### Available data

START

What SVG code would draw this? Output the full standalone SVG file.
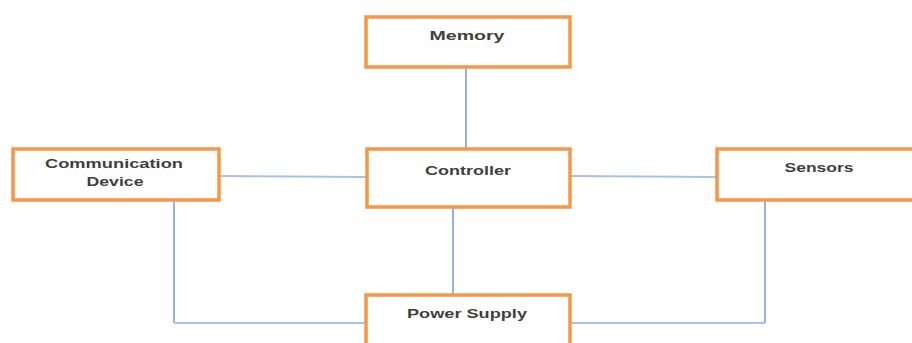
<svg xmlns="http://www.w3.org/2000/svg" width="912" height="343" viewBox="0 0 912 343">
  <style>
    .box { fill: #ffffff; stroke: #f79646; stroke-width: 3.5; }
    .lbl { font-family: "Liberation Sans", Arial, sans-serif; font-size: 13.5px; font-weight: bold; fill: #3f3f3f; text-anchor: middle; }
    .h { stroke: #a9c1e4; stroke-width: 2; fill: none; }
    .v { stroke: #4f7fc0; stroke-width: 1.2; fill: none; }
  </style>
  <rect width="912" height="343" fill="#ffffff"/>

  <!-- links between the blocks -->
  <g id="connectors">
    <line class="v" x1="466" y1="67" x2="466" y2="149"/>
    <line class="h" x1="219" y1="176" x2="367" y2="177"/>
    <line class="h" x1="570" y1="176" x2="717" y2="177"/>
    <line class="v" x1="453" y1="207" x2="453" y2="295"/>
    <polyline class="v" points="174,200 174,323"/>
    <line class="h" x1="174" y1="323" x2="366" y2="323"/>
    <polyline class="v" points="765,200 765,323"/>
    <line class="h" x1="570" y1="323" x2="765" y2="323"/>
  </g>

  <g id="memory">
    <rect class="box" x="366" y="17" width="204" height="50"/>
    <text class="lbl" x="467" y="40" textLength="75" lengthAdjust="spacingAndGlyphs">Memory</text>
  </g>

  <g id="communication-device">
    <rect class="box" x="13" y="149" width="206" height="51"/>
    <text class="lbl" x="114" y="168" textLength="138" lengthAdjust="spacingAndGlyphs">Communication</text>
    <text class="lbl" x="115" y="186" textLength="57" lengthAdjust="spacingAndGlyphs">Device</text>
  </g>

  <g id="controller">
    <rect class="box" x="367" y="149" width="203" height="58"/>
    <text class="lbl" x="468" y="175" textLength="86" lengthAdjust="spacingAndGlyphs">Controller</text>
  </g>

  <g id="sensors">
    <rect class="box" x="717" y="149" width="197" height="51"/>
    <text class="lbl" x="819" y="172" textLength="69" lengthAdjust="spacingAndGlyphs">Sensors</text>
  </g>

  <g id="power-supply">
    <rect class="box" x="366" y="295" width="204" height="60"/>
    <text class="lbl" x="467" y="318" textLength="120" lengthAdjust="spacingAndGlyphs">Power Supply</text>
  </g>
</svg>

END
START

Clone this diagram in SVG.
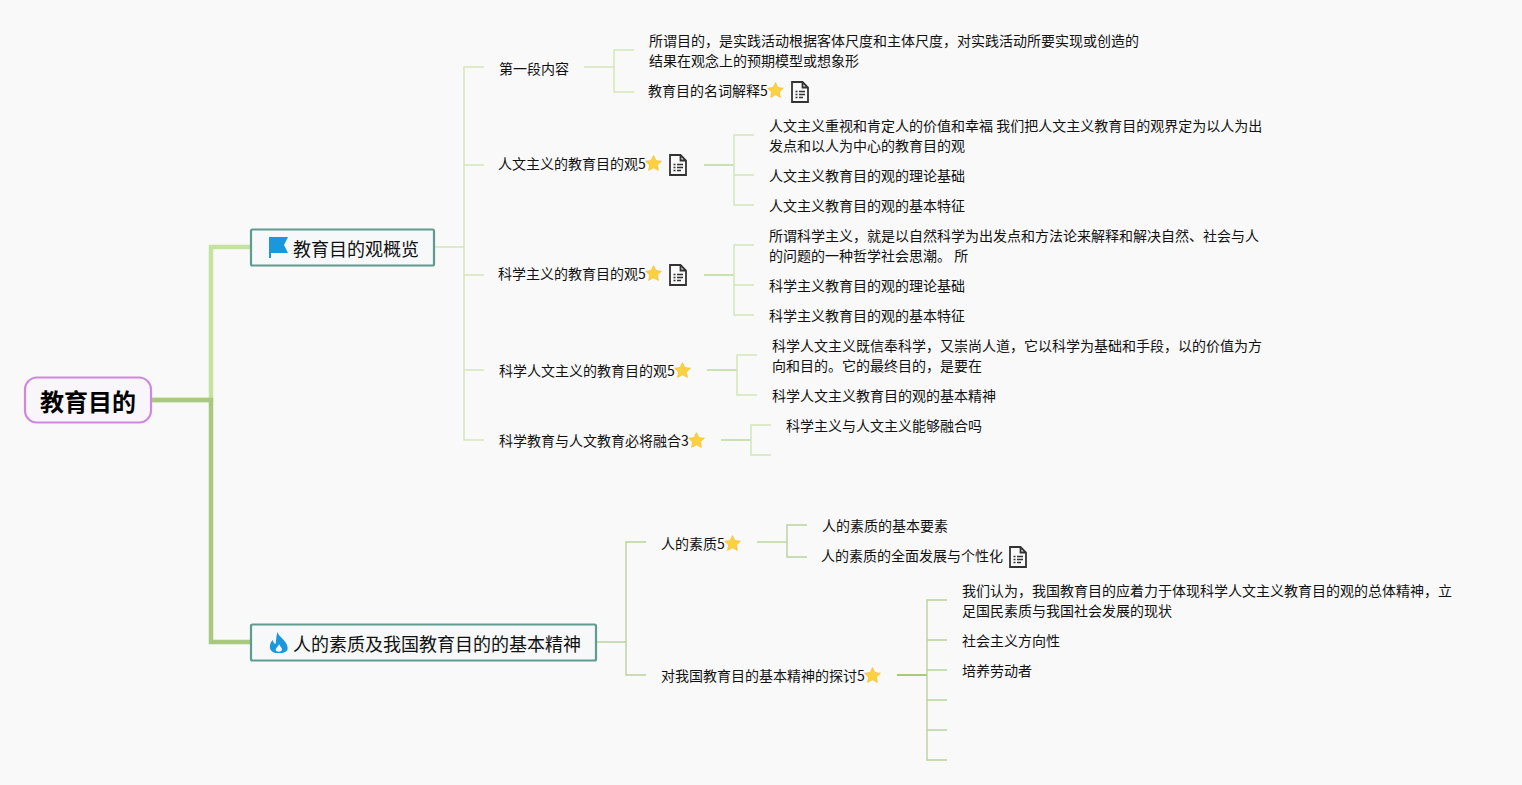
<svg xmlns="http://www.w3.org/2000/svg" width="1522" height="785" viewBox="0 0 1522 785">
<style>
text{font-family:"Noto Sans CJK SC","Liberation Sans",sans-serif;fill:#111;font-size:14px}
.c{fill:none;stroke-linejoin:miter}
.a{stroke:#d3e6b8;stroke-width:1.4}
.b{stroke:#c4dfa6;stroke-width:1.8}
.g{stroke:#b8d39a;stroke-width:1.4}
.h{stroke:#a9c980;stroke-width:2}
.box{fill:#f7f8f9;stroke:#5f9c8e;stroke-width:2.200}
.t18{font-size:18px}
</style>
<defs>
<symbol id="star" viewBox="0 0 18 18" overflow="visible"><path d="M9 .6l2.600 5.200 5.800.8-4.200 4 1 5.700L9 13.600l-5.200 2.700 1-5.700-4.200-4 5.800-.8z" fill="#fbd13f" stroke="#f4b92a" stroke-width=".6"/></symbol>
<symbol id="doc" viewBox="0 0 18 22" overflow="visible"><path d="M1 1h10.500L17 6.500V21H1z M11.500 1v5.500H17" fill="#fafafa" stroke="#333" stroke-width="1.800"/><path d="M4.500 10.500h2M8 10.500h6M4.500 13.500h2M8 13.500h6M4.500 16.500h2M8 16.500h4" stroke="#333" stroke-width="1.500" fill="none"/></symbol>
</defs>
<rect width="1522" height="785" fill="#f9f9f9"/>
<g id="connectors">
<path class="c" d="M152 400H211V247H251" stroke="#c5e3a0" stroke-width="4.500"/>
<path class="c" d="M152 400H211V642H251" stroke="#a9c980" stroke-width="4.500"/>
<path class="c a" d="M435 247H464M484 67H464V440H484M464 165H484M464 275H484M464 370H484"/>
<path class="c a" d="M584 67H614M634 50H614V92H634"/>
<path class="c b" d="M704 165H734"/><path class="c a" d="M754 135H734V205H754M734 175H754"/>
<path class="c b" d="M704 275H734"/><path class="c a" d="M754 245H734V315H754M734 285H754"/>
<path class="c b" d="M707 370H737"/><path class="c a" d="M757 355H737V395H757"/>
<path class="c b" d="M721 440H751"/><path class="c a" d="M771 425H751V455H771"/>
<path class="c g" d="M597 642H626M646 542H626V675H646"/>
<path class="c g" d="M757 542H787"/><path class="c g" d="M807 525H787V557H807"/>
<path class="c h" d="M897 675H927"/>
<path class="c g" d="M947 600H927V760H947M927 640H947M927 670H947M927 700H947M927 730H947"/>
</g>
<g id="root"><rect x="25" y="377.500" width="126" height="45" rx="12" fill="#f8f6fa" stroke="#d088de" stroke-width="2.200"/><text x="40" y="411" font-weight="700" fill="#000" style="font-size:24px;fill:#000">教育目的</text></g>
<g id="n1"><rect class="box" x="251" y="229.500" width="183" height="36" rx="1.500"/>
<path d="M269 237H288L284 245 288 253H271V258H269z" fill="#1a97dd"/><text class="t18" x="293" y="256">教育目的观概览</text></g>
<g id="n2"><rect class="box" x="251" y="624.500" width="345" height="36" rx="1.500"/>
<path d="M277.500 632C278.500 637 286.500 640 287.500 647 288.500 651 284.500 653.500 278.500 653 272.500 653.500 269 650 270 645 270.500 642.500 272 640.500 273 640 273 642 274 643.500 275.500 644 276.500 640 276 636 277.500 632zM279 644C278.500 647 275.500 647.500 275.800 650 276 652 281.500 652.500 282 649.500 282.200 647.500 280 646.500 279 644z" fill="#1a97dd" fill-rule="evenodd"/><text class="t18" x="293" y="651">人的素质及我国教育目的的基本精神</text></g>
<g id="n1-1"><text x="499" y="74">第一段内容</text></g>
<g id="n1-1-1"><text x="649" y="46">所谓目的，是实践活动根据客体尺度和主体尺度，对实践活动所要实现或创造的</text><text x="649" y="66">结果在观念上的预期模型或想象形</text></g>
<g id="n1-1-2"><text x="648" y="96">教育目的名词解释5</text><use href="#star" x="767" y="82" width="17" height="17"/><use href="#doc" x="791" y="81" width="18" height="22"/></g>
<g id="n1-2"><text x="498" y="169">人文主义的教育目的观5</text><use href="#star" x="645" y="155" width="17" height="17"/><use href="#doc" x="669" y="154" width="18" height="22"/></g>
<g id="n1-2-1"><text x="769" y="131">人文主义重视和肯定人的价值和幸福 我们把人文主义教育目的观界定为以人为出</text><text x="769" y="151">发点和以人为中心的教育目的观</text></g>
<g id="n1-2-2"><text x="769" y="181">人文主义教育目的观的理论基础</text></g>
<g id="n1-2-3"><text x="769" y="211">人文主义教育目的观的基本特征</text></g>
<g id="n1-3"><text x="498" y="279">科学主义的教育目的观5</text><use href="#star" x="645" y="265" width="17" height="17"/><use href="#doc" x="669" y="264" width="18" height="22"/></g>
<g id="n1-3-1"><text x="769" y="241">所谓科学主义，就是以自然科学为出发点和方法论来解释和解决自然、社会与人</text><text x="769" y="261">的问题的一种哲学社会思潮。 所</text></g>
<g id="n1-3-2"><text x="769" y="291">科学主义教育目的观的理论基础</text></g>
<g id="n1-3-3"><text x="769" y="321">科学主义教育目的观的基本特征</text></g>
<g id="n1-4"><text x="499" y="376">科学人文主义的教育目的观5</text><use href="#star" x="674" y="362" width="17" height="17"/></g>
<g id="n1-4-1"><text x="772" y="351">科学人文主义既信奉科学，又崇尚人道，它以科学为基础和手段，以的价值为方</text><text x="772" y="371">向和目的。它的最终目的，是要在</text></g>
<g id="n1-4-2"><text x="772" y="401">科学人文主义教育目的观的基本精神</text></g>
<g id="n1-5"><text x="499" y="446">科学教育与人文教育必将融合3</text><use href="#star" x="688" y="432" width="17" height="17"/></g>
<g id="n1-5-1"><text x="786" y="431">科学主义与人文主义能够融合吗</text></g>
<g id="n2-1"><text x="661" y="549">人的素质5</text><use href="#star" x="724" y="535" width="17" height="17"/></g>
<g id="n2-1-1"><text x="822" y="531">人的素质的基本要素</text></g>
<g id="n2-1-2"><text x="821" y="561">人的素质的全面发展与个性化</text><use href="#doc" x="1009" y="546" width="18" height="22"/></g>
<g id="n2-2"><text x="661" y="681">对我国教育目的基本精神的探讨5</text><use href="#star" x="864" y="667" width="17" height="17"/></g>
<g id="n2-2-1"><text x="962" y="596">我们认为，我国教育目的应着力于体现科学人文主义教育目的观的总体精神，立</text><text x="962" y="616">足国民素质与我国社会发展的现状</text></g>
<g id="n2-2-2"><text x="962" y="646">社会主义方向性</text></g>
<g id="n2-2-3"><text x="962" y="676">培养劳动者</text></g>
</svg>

END

Extract every line containing the string "this" from the data above.

What SVG code would draw this? Output the full standalone SVG file.
Clone this diagram in SVG.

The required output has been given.